Kita telah memasuki abad 21 yang dikenal dengan abad pengetahuan. Para
peramal masa depan (futurist) mengatakan sebagai abad pengetahuan karena
pengetahuan akan menjadi landasan utama segala aspek kehidupan (Trilling dan
Hood, 1999). Abad pengetahuan merupakan suatu era dengan tuntutan yang lebih
rumit dan menantang. Suatu era dengan spesifikasi tertentu yang sangat besar
pengaruhnya terhadap dunia pendidikan dan lapangan kerja. Perubahan-perubahan
yang terjadi selain karena perkembangan teknologi yang sangat pesat, juga
diakibatkan oleh perkembangan yang luar biasa dalam ilmu pengetahuan,
psikologi, dan transformasi nilai-nilai budaya. Dampaknya adalah perubahan cara
pandang manusia terhadap manusia, cara pandang terhadap pendidikan, perubahan
peran orang tua/guru/dosen, serta perubahan pola hubungan antar mereka.

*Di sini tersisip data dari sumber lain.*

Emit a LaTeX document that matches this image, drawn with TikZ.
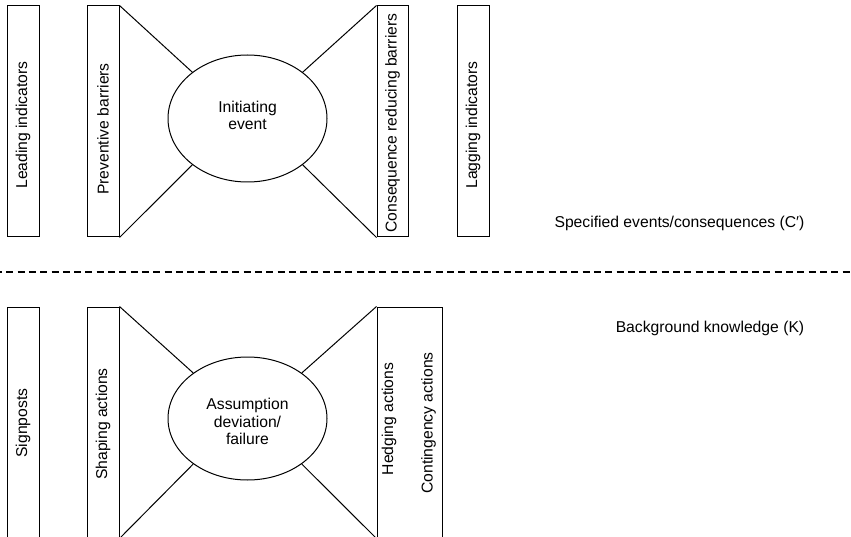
\documentclass[tikz,border=0pt]{standalone}
\usepackage{fontspec}
\setmainfont{Liberation Sans}
\usetikzlibrary{shapes.geometric}
\begin{document}
\begin{tikzpicture}[x=1pt,y=-1pt,
  every node/.style={font=\fontsize{15.7}{17.5}\selectfont},
  bar/.style={draw, line width=1pt, minimum width=32pt, minimum height=231pt, inner sep=0pt},
  vlabel/.style={rotate=90, inner sep=0pt},
  hub/.style={draw, ellipse, line width=1pt, minimum width=159pt, inner sep=0pt},
  hubtext/.style={align=center, inner sep=0pt},
  link/.style={line width=1pt},
  divider/.style={line width=2pt, dash pattern=on 7pt off 4.3pt, dash phase=5pt},
  note/.style={inner sep=0pt}]
\clip (0,0) rectangle (851,537);

% upper band: specified events
\node[bar] (lead) at (23,121.5) {};
\node[bar] (prev) at (103,121.5) {};
\node[bar, minimum width=31pt] (cons) at (392.5,121.5) {};
\node[bar] (lag) at (473,121.5) {};
\node[hub, minimum height=127pt] (ie) at (247.5,118.5) {};

\node[vlabel] (leadtxt) at (23,125) {Leading indicators};
\node[vlabel] (prevtxt) at (103,129) {Preventive barriers};
\node[vlabel] (constxt) at (392.5,123) {Consequence reducing barriers};
\node[vlabel] (lagtxt) at (473,125) {Lagging indicators};
\node[hubtext] (ietxt) at (247.5,115.5) {Initiating\\event};

\draw[link] (prev.north east) -- (ie.140);
\draw[link] (prev.south east) -- (ie.220);
\draw[link] (ie.40) -- (cons.north west);
\draw[link] (ie.320) -- (cons.south west);

\node[note] (spec) at (679.5,223.5) {Specified events/consequences (C′)};

% dividing line
\coordinate (divL) at (0,272);
\coordinate (divR) at (851,272);
\draw[divider] (divL) -- (divR);

% lower band: background knowledge
\node[note] (bk) at (710,328) {Background knowledge (K)};

\node[bar] (sign) at (23,422.5) {};
\node[bar] (shape) at (103,422.5) {};
\node[bar, minimum width=65pt] (hedge) at (409.5,422.5) {};
\node[hub, minimum height=123pt] (ad) at (247.5,418.5) {};

\node[vlabel] (signtxt) at (23,423) {Signposts};
\node[vlabel] (shapetxt) at (103,424) {Shaping actions};
\node[vlabel] (hedgetxt) at (389,419) {Hedging actions};
\node[vlabel] (conttxt) at (428.5,423) {Contingency actions};
\node[hubtext] (adtxt) at (247.5,421.5) {Assumption\\deviation/\\failure};

\draw[link] (shape.north east) -- (ad.140);
\draw[link] (shape.south east) -- (ad.220);
\draw[link] (ad.40) -- (hedge.north west);
\draw[link] (ad.320) -- (hedge.south west);
\end{tikzpicture}
\end{document}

Trilling dan Hood (1999) mengemukakan bahwa perhatian utama pendidikan di
abad 21 adalah untuk mempersiapkan hidup dan kerja bagi masyarakat.Tibalah
saatnya menoleh sejenak ke arah pandangan dengan sudut yang luas mengenai
peran-peran utama yang akan semakin dimainkan oleh pembelajaran dan pendidikan
dalam masyarakat yang berbasis pengetahuan.
Kemerosotan pendidikan kita sudah terasakan selama bertahun-tahun, untuk
kesekian kalinya kurikulum dituding sebagai penyebabnya. Hal ini tercermin
dengan adanya upaya mengubah kurikulum mulai kurikulum 1975 diganti dengan
kurikulum 1984, kemudian diganti lagi dengan kurikulum 1994. Nasanius (1998)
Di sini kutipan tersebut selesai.